President Obama's approval rating rose to 57 percent this month, the highest it's been since hitting 58 percent in September 2009, according to a new CNN/ORC national poll released Wednesday. The rating roughly matches those of former presidents Ronald Reagan and Bill Clinton, who were also quite popular when they left office. George W. Bush's approval rating plummeted to 24 percent two months before the end of his presidency. The new survey, which was conducted after the election between Nov. 17 and 20, also found Obama with his highest favorability rating in seven years, at 59 percent. More than half of respondents viewed the Democratic and Republican parties unfavorably, and respondents were split 49 percent to 49 percent on whether President-elect Donald Trump can bring the change the country needs.

6.

The Dow Jones industrial average and S&P 500 hit record highs for the third straight day Wednesday, extending a post-election rally for big U.S. stocks ahead of the Thanksgiving holiday. U.S. two-year Treasury yields and the dollar also hit multi-year highs after strong economic data raised expectations that the Federal Reserve will raise interest rates in December. Newly released minutes from the Fed's last meeting supported that view: "There was nothing in the minutes to suggest the Fed won't move rates in December," said Alan Ruskin, Deutsche Bank's global co-head of foreign-exchange research.

7.

A U.K. judge sentenced Thomas Mair to life in prison for the June murder of Jo Cox, a British politician who was a prominent advocate of remaining in the European Union. Mair, a 53-year-old right-wing extremist, was found guilty of shooting and stabbing Cox, 41, in northern England a week before Britain's referendum on exiting the EU. Mair reportedly shouted "Britain first" before killing Cox, a member of Parliament for the Labour Party. When he first appeared in court, Mair said, "My name is death to traitors, freedom for Britain." The judge told Mair that he was "no patriot," but Cox was.

8.

Pharmaceutical company Eli Lilly's experimental Alzheimer's drug has failed in a large clinical trial, a significant setback in the effort to fight the disease. The drug, solanezumab, had shown potential promise in slowing thought and memory deterioration in Alzheimer's patients by attacking amyloid plaques that are believed to build up in their brains and cause dementia. The latest failure supports previous research suggesting that by the time even mild dementia appears it is too late to halt or reverse the damage. "It's not going to be disease-modifying therapy for mild patients, so that's heartbreaking,” said incoming Eli Lilly president and CEO Dave Ricks.

9.

At least 67 people were killed Thursday when scaffolding holding about 70 workers collapsed at a construction site in eastern China in what appears to be the country's worst workplace accident in more than two years.
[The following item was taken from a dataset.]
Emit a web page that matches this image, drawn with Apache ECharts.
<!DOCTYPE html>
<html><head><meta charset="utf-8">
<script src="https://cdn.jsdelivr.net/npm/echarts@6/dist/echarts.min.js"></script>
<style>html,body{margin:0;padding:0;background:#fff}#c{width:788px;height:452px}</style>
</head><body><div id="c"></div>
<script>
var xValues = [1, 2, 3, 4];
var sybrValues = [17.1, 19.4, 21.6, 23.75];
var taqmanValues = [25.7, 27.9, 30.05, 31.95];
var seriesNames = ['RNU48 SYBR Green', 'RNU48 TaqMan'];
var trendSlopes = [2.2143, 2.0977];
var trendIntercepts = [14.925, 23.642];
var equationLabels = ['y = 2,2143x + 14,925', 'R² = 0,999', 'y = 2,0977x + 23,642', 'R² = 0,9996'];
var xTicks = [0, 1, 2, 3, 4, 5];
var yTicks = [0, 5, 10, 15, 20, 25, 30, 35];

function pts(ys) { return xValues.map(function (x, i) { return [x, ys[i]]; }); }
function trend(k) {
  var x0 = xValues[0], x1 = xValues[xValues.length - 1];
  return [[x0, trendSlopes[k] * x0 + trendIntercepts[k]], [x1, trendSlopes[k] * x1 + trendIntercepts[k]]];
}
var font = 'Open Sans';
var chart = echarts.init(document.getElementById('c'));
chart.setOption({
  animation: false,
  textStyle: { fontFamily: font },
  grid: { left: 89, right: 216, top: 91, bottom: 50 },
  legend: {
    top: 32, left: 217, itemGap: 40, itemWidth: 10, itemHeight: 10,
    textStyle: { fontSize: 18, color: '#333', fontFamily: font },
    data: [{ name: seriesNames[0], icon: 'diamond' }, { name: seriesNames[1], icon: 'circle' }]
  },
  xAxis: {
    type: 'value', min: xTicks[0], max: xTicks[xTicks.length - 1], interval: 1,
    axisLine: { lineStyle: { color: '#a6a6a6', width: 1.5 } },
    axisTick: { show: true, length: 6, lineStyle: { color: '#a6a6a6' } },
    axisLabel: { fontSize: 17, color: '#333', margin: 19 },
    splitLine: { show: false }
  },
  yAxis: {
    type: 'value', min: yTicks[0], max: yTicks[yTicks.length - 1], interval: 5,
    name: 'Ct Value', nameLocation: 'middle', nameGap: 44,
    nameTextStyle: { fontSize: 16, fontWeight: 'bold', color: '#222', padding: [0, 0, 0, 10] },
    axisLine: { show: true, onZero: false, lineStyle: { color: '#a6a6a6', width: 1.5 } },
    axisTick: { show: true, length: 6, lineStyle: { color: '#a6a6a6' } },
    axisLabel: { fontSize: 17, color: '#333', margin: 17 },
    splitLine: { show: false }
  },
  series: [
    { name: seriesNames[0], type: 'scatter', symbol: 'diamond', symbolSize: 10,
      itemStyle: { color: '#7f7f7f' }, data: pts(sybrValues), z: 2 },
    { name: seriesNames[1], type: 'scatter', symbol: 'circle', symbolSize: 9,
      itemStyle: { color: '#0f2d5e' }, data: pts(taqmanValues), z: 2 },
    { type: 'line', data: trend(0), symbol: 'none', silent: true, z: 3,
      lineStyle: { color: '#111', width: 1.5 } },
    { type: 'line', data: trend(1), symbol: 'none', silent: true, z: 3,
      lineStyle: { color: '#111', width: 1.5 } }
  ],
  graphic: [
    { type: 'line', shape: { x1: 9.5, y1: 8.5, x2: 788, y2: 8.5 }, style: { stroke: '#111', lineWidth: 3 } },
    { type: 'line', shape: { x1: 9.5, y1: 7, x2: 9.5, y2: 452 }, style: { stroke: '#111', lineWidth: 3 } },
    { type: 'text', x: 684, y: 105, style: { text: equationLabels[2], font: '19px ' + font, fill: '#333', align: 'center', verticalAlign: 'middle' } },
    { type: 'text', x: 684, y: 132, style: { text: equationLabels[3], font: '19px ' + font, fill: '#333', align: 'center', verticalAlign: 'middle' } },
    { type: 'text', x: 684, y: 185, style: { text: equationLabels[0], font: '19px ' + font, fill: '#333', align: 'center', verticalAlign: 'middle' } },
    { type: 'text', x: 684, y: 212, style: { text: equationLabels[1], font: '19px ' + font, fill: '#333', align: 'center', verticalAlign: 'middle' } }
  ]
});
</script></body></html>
The workers were building a power plant cooling tower in the city of Fengcheng in Jiangxi province. About 500 rescue workers dug through the wreckage through the morning, some using their bare hands to pull away iron bars and wooden planks, but authorities said it appeared nearly everyone on the work platform died when it came crashing down.

10.

President Obama presided over his eighth and final traditional pardoning of the national Thanksgiving turkey Wednesday. The first seven times Obama observed the White House tradition, he was flanked by his daughters Sasha and Malia, but he said they couldn't take another year of his "corny-copia of dad jokes about turkeys." Instead, Obama was joined by his nephews, Austin and Aaron Robinson, as he granted clemency to two turkeys, Tater and Tot. "As I do," he said, "I want to take a moment to recognize the brave turkeys who weren't so lucky, who didn't get to ride the gravy train to freedom, who met their fate with courage and sacrifice, and proved that they weren't chicken."